## EXERCISE REQUIREMENTS
Working from the top of the listing below, retype each line through the line containing "import * as d3 from 'd3';", both included, with no pictures.

## GIVEN MATERIAL

• • • •

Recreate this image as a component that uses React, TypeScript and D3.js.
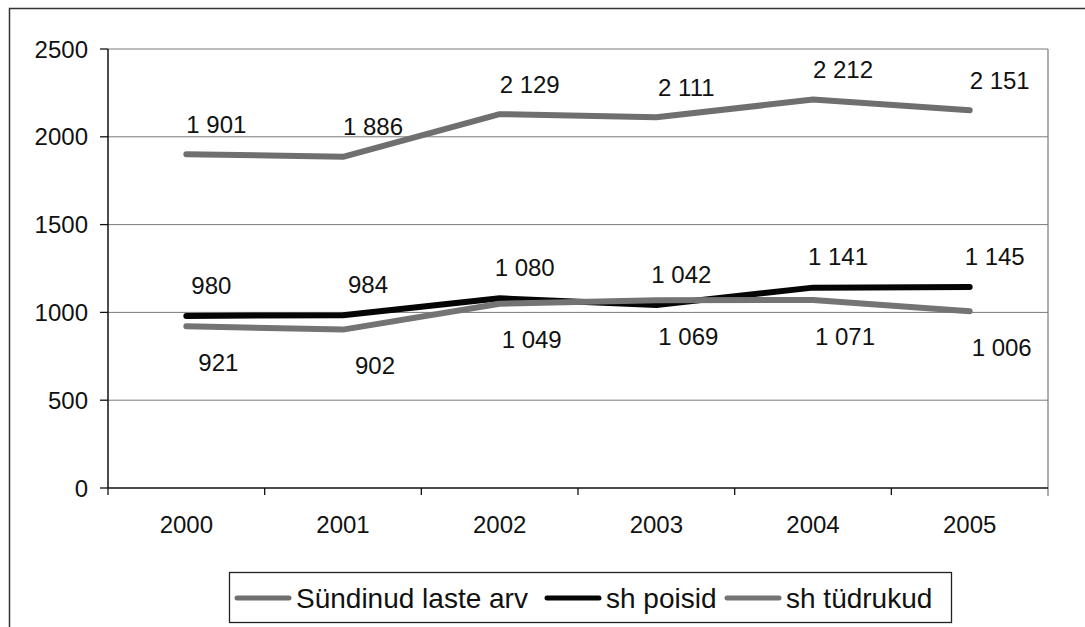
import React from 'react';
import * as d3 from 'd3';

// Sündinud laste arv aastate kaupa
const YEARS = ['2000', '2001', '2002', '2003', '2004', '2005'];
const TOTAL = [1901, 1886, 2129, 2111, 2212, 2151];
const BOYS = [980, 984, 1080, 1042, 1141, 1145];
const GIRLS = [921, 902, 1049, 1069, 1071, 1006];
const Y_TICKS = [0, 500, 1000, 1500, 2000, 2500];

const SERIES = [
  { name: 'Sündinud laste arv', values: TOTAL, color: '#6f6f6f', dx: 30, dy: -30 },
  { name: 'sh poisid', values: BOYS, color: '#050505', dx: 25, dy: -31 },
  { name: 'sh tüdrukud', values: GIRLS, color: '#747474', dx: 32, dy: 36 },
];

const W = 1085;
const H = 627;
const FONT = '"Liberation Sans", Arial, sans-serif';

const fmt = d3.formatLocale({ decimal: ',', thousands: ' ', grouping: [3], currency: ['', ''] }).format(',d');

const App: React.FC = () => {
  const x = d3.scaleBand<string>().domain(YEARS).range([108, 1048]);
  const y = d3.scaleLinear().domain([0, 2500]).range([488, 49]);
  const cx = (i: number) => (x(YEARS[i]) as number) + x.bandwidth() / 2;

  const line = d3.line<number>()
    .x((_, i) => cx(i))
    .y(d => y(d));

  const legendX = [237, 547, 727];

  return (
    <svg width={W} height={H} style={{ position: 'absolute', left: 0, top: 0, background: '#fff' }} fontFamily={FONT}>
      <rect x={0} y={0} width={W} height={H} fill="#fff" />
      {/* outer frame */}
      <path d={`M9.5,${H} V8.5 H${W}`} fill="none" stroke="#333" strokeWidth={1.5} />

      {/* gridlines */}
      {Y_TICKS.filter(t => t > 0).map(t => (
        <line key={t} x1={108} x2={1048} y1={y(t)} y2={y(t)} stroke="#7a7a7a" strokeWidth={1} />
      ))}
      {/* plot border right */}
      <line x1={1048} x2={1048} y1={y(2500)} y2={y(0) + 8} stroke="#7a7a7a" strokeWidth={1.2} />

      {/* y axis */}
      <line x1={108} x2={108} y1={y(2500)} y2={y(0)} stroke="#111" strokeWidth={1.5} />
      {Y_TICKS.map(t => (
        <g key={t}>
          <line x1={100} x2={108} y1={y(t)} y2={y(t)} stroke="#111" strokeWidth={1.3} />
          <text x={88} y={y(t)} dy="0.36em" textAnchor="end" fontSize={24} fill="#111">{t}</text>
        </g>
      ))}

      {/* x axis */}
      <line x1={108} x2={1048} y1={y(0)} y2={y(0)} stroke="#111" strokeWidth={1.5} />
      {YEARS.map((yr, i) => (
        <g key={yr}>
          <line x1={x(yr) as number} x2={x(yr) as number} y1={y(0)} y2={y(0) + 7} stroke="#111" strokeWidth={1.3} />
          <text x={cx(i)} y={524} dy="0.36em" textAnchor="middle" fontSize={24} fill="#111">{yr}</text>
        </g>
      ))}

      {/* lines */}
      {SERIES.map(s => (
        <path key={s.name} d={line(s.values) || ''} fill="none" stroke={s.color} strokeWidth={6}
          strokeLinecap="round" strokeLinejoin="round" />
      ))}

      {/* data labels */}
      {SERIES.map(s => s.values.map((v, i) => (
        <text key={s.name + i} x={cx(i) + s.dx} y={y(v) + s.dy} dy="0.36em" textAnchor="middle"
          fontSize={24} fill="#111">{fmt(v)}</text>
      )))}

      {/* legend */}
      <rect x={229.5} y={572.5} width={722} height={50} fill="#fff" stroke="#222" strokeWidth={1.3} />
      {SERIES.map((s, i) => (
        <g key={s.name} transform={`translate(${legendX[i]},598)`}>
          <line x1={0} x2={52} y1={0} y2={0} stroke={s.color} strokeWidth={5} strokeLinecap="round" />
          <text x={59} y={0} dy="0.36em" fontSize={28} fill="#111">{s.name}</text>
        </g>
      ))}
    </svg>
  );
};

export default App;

• • • •

## EXPECTED ANSWER
Recreate this image as a component that uses React, TypeScript and D3.js.
import React from 'react';
import * as d3 from 'd3';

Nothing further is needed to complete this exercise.